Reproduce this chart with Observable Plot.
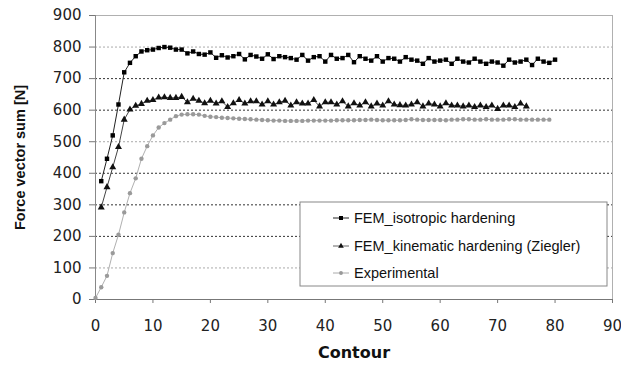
<!DOCTYPE html>
<html>
<head>
<meta charset="utf-8">
<script src="https://cdn.jsdelivr.net/npm/d3@7"></script>
<script src="https://cdn.jsdelivr.net/npm/@observablehq/plot@0.6"></script>
<style>
  html, body { margin: 0; padding: 0; background: white; }
</style>
</head>
<body>
<div id="chart"></div>
<script>
// ---- data ----
const seriesNames = ["FEM_isotropic hardening", "FEM_kinematic hardening (Ziegler)", "Experimental"];

const isoContour = d3.range(1, 81);
const isoValues = [375, 446, 520, 618, 720, 750, 771, 786, 790, 792,
  797, 800, 798, 792, 792, 780, 786, 778, 776, 783,
  766, 774, 767, 771, 778, 761, 775, 770, 763, 777,
  762, 771, 768, 765, 760, 775, 757, 768, 771, 754,
  775, 763, 765, 775, 752, 771, 763, 757, 771, 754,
  765, 763, 754, 768, 760, 757, 747, 765, 754, 757,
  760, 747, 763, 754, 751, 763, 754, 747, 754, 751,
  741, 760, 751, 754, 760, 743, 763, 754, 750, 760];

const kinContour = d3.range(1, 76);
const kinValues = [292, 356, 419, 483, 570, 602, 614, 620, 630, 632,
  640, 641, 639, 639, 642, 625, 636, 630, 622, 630,
  621, 628, 610, 622, 632, 621, 628, 628, 618, 628,
  618, 625, 630, 615, 625, 621, 621, 632, 612, 625,
  625, 618, 628, 612, 622, 615, 625, 612, 621, 615,
  628, 618, 616, 615, 618, 625, 612, 621, 618, 612,
  622, 615, 615, 612, 615, 610, 615, 610, 615, 604,
  615, 615, 610, 621, 612];

const expContour = d3.range(0, 80);
const expValues = [5, 39, 75, 147, 205, 276, 337, 384, 446, 486,
  520, 545, 559, 570, 581, 586, 587, 587, 586, 582,
  579, 578, 576, 575, 574, 573, 572, 571, 570, 569,
  568, 567, 567, 566, 566, 566, 566, 567, 567, 567,
  567, 567, 568, 568, 568, 568, 569, 569, 570, 569,
  568, 568, 568, 568, 569, 571, 570, 569, 569, 569,
  569, 568, 570, 570, 571, 571, 570, 570, 571, 570,
  570, 570, 571, 571, 570, 570, 570, 570, 570, 570];

const xTicks = [0, 10, 20, 30, 40, 50, 60, 70, 80, 90];
const yTicks = [0, 100, 200, 300, 400, 500, 600, 700, 800, 900];
const gridDark = [200, 300, 400, 600, 700];
const gridLight = [100, 500, 800];

const iso = isoContour.map((c, i) => ({c, v: isoValues[i]}));
const kin = kinContour.map((c, i) => ({c, v: kinValues[i]}));
const exp = expContour.map((c, i) => ({c, v: expValues[i]}));

const chart = Plot.plot({
  width: 621,
  height: 367,
  marginLeft: 95,
  marginRight: 9,
  marginTop: 15,
  marginBottom: 68,
  x: {domain: [0, 90]},
  y: {domain: [0, 900]},
  style: {fontFamily: "DejaVu Sans", fontSize: "15px", color: "#222", background: "white"},
  marks: [
    Plot.ruleY(gridLight, {stroke: "#aaa", strokeDasharray: "2,2"}),
    Plot.ruleY(gridDark, {stroke: "#333", strokeDasharray: "2,2"}),
    Plot.frame({stroke: "#b0b0b0"}),
    Plot.axisY({ticks: yTicks, tickSize: 6, tickPadding: 8, label: null, stroke: "#777"}),
    Plot.axisX({ticks: xTicks, tickSize: 4, tickPadding: 17, label: null, stroke: "#777"}),
    Plot.ruleY([0], {stroke: "#777"}),
    Plot.ruleX([0], {stroke: "#888"}),
    Plot.line(exp, {x: "c", y: "v", stroke: "#b0b0b0", strokeWidth: 1}),
    Plot.dot(exp, {x: "c", y: "v", r: 2.2, fill: "#9a9a9a", stroke: "none"}),
    Plot.line(kin, {x: "c", y: "v", stroke: "#444", strokeWidth: 1}),
    Plot.dot(kin, {x: "c", y: "v", symbol: "triangle", r: 2.6, fill: "#111", stroke: "none"}),
    Plot.line(iso, {x: "c", y: "v", stroke: "#222", strokeWidth: 1}),
    Plot.dot(iso, {x: "c", y: "v", symbol: "square", r: 2.5, fill: "#000", stroke: "none"}),
    Plot.text(["Contour"], {frameAnchor: "bottom", dy: 58, fontWeight: "bold", fontSize: 16, fontFamily: "DejaVu Sans", fill: "#111"}),
    Plot.text(["Force vector sum [N]"], {frameAnchor: "left", textAnchor: "middle", rotate: -90, dx: -75, fontWeight: "bold", fontSize: 14.5, fontFamily: "Liberation Sans", fill: "#111"})
  ]
});

document.getElementById("chart").appendChild(chart);

// ---- legend (drawn inside the plot area) ----
const svg = d3.select(chart);
const lg = svg.append("g").attr("transform", "translate(300,202)");
lg.append("rect").attr("width", 307).attr("height", 84)
  .attr("fill", "white").attr("stroke", "#888").attr("stroke-width", 1);
const legendStyles = [
  {symbol: d3.symbolSquare, size: 16, fill: "#000", line: "#222"},
  {symbol: d3.symbolTriangle, size: 14, fill: "#111", line: "#666"},
  {symbol: d3.symbolCircle, size: 12, fill: "#999", line: "#aaa"}
];
const rowY = [16, 44, 71];
seriesNames.forEach((name, i) => {
  const g = lg.append("g").attr("transform", `translate(0,${rowY[i]})`);
  g.append("line").attr("x1", 33).attr("x2", 49).attr("y1", 0).attr("y2", 0)
    .attr("stroke", legendStyles[i].line).attr("stroke-width", 1);
  g.append("path").attr("transform", "translate(41,0)")
    .attr("d", d3.symbol(legendStyles[i].symbol, legendStyles[i].size)())
    .attr("fill", legendStyles[i].fill);
  g.append("text").attr("x", 54).attr("y", 0).attr("dy", "0.35em")
    .attr("text-anchor", "start")
    .attr("font-family", "Liberation Sans").attr("font-size", 14.5)
    .attr("fill", "#111").text(name);
});
</script>
</body>
</html>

--------

• **WHAT YOU NEED TO DO**
Leave the pictures out, and print every line of the listing exactly as written.

• **COMPLETED EXERCISE**
Reproduce this chart with Observable Plot.
<!DOCTYPE html>
<html>
<head>
<meta charset="utf-8">
<script src="https://cdn.jsdelivr.net/npm/d3@7"></script>
<script src="https://cdn.jsdelivr.net/npm/@observablehq/plot@0.6"></script>
<style>
  html, body { margin: 0; padding: 0; background: white; }
</style>
</head>
<body>
<div id="chart"></div>
<script>
// ---- data ----
const seriesNames = ["FEM_isotropic hardening", "FEM_kinematic hardening (Ziegler)", "Experimental"];

const isoContour = d3.range(1, 81);
const isoValues = [375, 446, 520, 618, 720, 750, 771, 786, 790, 792,
  797, 800, 798, 792, 792, 780, 786, 778, 776, 783,
  766, 774, 767, 771, 778, 761, 775, 770, 763, 777,
  762, 771, 768, 765, 760, 775, 757, 768, 771, 754,
  775, 763, 765, 775, 752, 771, 763, 757, 771, 754,
  765, 763, 754, 768, 760, 757, 747, 765, 754, 757,
  760, 747, 763, 754, 751, 763, 754, 747, 754, 751,
  741, 760, 751, 754, 760, 743, 763, 754, 750, 760];

const kinContour = d3.range(1, 76);
const kinValues = [292, 356, 419, 483, 570, 602, 614, 620, 630, 632,
  640, 641, 639, 639, 642, 625, 636, 630, 622, 630,
  621, 628, 610, 622, 632, 621, 628, 628, 618, 628,
  618, 625, 630, 615, 625, 621, 621, 632, 612, 625,
  625, 618, 628, 612, 622, 615, 625, 612, 621, 615,
  628, 618, 616, 615, 618, 625, 612, 621, 618, 612,
  622, 615, 615, 612, 615, 610, 615, 610, 615, 604,
  615, 615, 610, 621, 612];

const expContour = d3.range(0, 80);
const expValues = [5, 39, 75, 147, 205, 276, 337, 384, 446, 486,
  520, 545, 559, 570, 581, 586, 587, 587, 586, 582,
  579, 578, 576, 575, 574, 573, 572, 571, 570, 569,
  568, 567, 567, 566, 566, 566, 566, 567, 567, 567,
  567, 567, 568, 568, 568, 568, 569, 569, 570, 569,
  568, 568, 568, 568, 569, 571, 570, 569, 569, 569,
  569, 568, 570, 570, 571, 571, 570, 570, 571, 570,
  570, 570, 571, 571, 570, 570, 570, 570, 570, 570];

const xTicks = [0, 10, 20, 30, 40, 50, 60, 70, 80, 90];
const yTicks = [0, 100, 200, 300, 400, 500, 600, 700, 800, 900];
const gridDark = [200, 300, 400, 600, 700];
const gridLight = [100, 500, 800];

const iso = isoContour.map((c, i) => ({c, v: isoValues[i]}));
const kin = kinContour.map((c, i) => ({c, v: kinValues[i]}));
const exp = expContour.map((c, i) => ({c, v: expValues[i]}));

const chart = Plot.plot({
  width: 621,
  height: 367,
  marginLeft: 95,
  marginRight: 9,
  marginTop: 15,
  marginBottom: 68,
  x: {domain: [0, 90]},
  y: {domain: [0, 900]},
  style: {fontFamily: "DejaVu Sans", fontSize: "15px", color: "#222", background: "white"},
  marks: [
    Plot.ruleY(gridLight, {stroke: "#aaa", strokeDasharray: "2,2"}),
    Plot.ruleY(gridDark, {stroke: "#333", strokeDasharray: "2,2"}),
    Plot.frame({stroke: "#b0b0b0"}),
    Plot.axisY({ticks: yTicks, tickSize: 6, tickPadding: 8, label: null, stroke: "#777"}),
    Plot.axisX({ticks: xTicks, tickSize: 4, tickPadding: 17, label: null, stroke: "#777"}),
    Plot.ruleY([0], {stroke: "#777"}),
    Plot.ruleX([0], {stroke: "#888"}),
    Plot.line(exp, {x: "c", y: "v", stroke: "#b0b0b0", strokeWidth: 1}),
    Plot.dot(exp, {x: "c", y: "v", r: 2.2, fill: "#9a9a9a", stroke: "none"}),
    Plot.line(kin, {x: "c", y: "v", stroke: "#444", strokeWidth: 1}),
    Plot.dot(kin, {x: "c", y: "v", symbol: "triangle", r: 2.6, fill: "#111", stroke: "none"}),
    Plot.line(iso, {x: "c", y: "v", stroke: "#222", strokeWidth: 1}),
    Plot.dot(iso, {x: "c", y: "v", symbol: "square", r: 2.5, fill: "#000", stroke: "none"}),
    Plot.text(["Contour"], {frameAnchor: "bottom", dy: 58, fontWeight: "bold", fontSize: 16, fontFamily: "DejaVu Sans", fill: "#111"}),
    Plot.text(["Force vector sum [N]"], {frameAnchor: "left", textAnchor: "middle", rotate: -90, dx: -75, fontWeight: "bold", fontSize: 14.5, fontFamily: "Liberation Sans", fill: "#111"})
  ]
});

document.getElementById("chart").appendChild(chart);

// ---- legend (drawn inside the plot area) ----
const svg = d3.select(chart);
const lg = svg.append("g").attr("transform", "translate(300,202)");
lg.append("rect").attr("width", 307).attr("height", 84)
  .attr("fill", "white").attr("stroke", "#888").attr("stroke-width", 1);
const legendStyles = [
  {symbol: d3.symbolSquare, size: 16, fill: "#000", line: "#222"},
  {symbol: d3.symbolTriangle, size: 14, fill: "#111", line: "#666"},
  {symbol: d3.symbolCircle, size: 12, fill: "#999", line: "#aaa"}
];
const rowY = [16, 44, 71];
seriesNames.forEach((name, i) => {
  const g = lg.append("g").attr("transform", `translate(0,${rowY[i]})`);
  g.append("line").attr("x1", 33).attr("x2", 49).attr("y1", 0).attr("y2", 0)
    .attr("stroke", legendStyles[i].line).attr("stroke-width", 1);
  g.append("path").attr("transform", "translate(41,0)")
    .attr("d", d3.symbol(legendStyles[i].symbol, legendStyles[i].size)())
    .attr("fill", legendStyles[i].fill);
  g.append("text").attr("x", 54).attr("y", 0).attr("dy", "0.35em")
    .attr("text-anchor", "start")
    .attr("font-family", "Liberation Sans").attr("font-size", 14.5)
    .attr("fill", "#111").text(name);
});
</script>
</body>
</html>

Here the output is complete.